Por isso, o filme "Drive" se transformou em um clássico contemporâneo, marcante não só pela sua real mensagem e a trilha sonora, mas principalmente pela maneira que o longa-metragem foi transmitido para os espectadores. Pois, podemos dizer que, palavras são poderosas se utilizadas da forma correta, proporcionando diálogos inteligentes e memoráveis. No entanto, imagens são ainda mais, já que dão mais liberdade para uma maior interpretação em geral, enriquecendo a imersão do começo ao fim e deixando a atmosfera mais profunda. Afinal, a intenção dos personagens e suas motivações são abertas, visto que não há muitos diálogos, deixando o ar com um tom mais natural e único. Do contrário, soa muito superficial, prejudicando a experiência como um todo, bem como toda a estrutura do filme. Isso colabora para a compreensão do mesmo, dando mais valor para a observação de cada pequeno detalhe. Um elemento muito bem trabalhado pelo diretor do longa, Nicolas Winding Refn. O melhor exemplo é na introdução do filme, onde percebemos que o protagonista é preparado e estudou todos os passos da fuga. Nesse momento, o personagem realmente pensou em todas as etapas do plano, pois, no final, utilizou o jogo de basquete que estava acontecendo próximo do local onde estavam para fugir disfarçado. Cada elemento visual e sonoro é utilizado da melhor forma possível, nada está lá só por estar. Todos esses detalhes têm um papel significativo na história e no próprio entendimento do Piloto Anônimo, desde o enquadramento das cenas até a fotografia em geral.

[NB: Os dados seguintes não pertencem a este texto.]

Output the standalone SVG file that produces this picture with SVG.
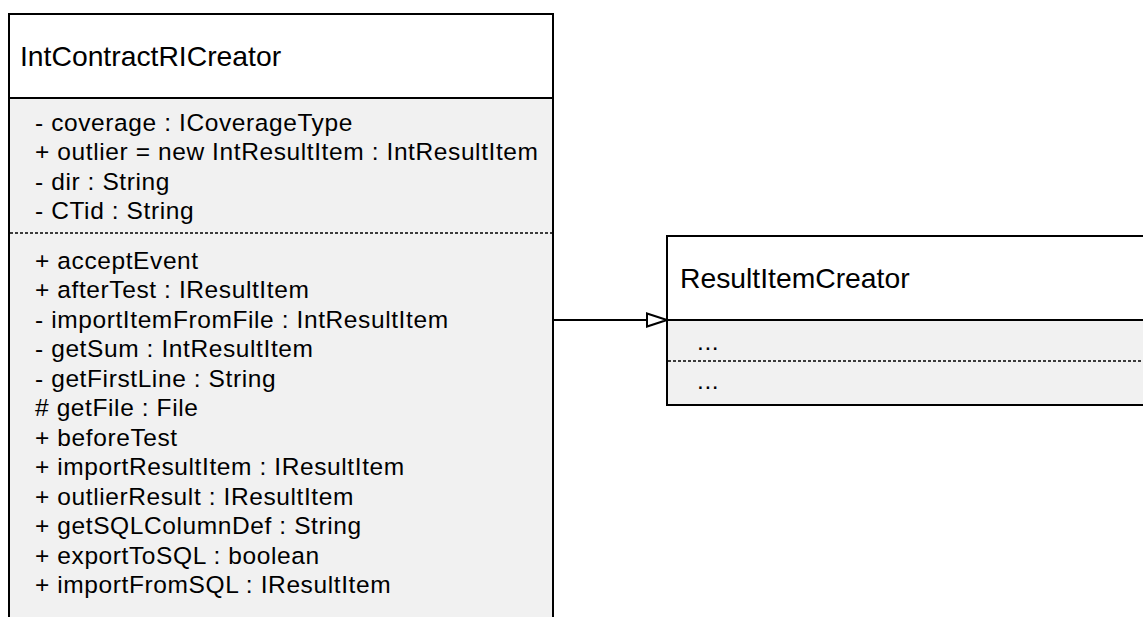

Além disso, o ponto-chave para a compreensão da real mensagem do longa é em relação ao escorpião na jaqueta do protagonista e como isso se conecta e ele mesmo. Porque, segundo a fábula, um escorpião pede a um sapo que o leve através de um rio. O sapo tem medo de ser picado durante a viagem, mas o escorpião argumenta que é de seu interesse que ele fique vivo, pois se picá-lo, os dois morrerão. O sapo concorda e começa a carregar o escorpião, mas, no meio do caminho, o escorpião acaba por ferroar o sapo, condenando ambos à morte. Quando perguntado pelo sapo por que havia lhe picado, o escorpião responde que esta é a sua natureza e nada poderia ser feito para mudar o destino. Como dito na introdução do texto, uma simples história nos leva a uma profunda reflexão sobre nós mesmos e do mundo a nossa volta. Esta fábula deixa claro que a natureza não pode ser mudada, apenas revelada. Certos comportamentos são inerentes e, muitas vezes, pessoas agem de acordo com a sua natureza interior, mesmo que isso as prejudique ou prejudique os outros. Por isso, a cena do elevador é tão importante e inesquecível, pois quando o personagem beija sua amada antes de revelar seu lado violento, nos mostra que, ocasionalmente, ele precisa ativar essa versão de anti-herói para uma causa maior. Um homem que faz a coisa certa por métodos bem errados. Utilizando a jaqueta com o escorpião apenas quando necessário, visto que é importante a existência de homens com uma quantidade certa de veneno para afastar os escorpiões maus da sociedade.

Não é um elemento solitário, jogado ao ar, porque, de fato, está conectado de muitas formas, tanto pela iluminação quanto pela trilha sonora do filme. Por mais que seja quase imperceptível, é notável que quando o protagonista está com a jaqueta, a iluminação é mais escura, combinando com o próprio gênero,  neo-noir. Possuindo uma atmosfera sombria, cenas noturnas, um comportamento moralmente ambíguo e uma música de fundo (Nightcall) que toca quando esse lado do personagem vem à tona: I'm gonna tell you something you don't want to hear / I'm gonna show you where it's dark, but have no fear /There's something inside you / It's hard to explain / They're talking about you boy /But you're still the same... Em contraste, o Piloto Anônimo vê em Irene uma esperança, uma oportunidade para assumir o papel de herói, de protetor, um ideal belo e puro de felicidade, com o sol sempre presente quando estão juntos, irradiando uma iluminação alegre e confiante, assim como sua música de fundo: A Real Hero: Real human being (being, being, being...) / And a real hero...

Ryan Gosling entregou, de fato, uma atuação impecável numa obra-prima com uma mensagem mais complexa do que imaginamos, contada de uma forma extraordinária.

Ps. Escrevi escutando a trilha sonora incrível e impactante do filme.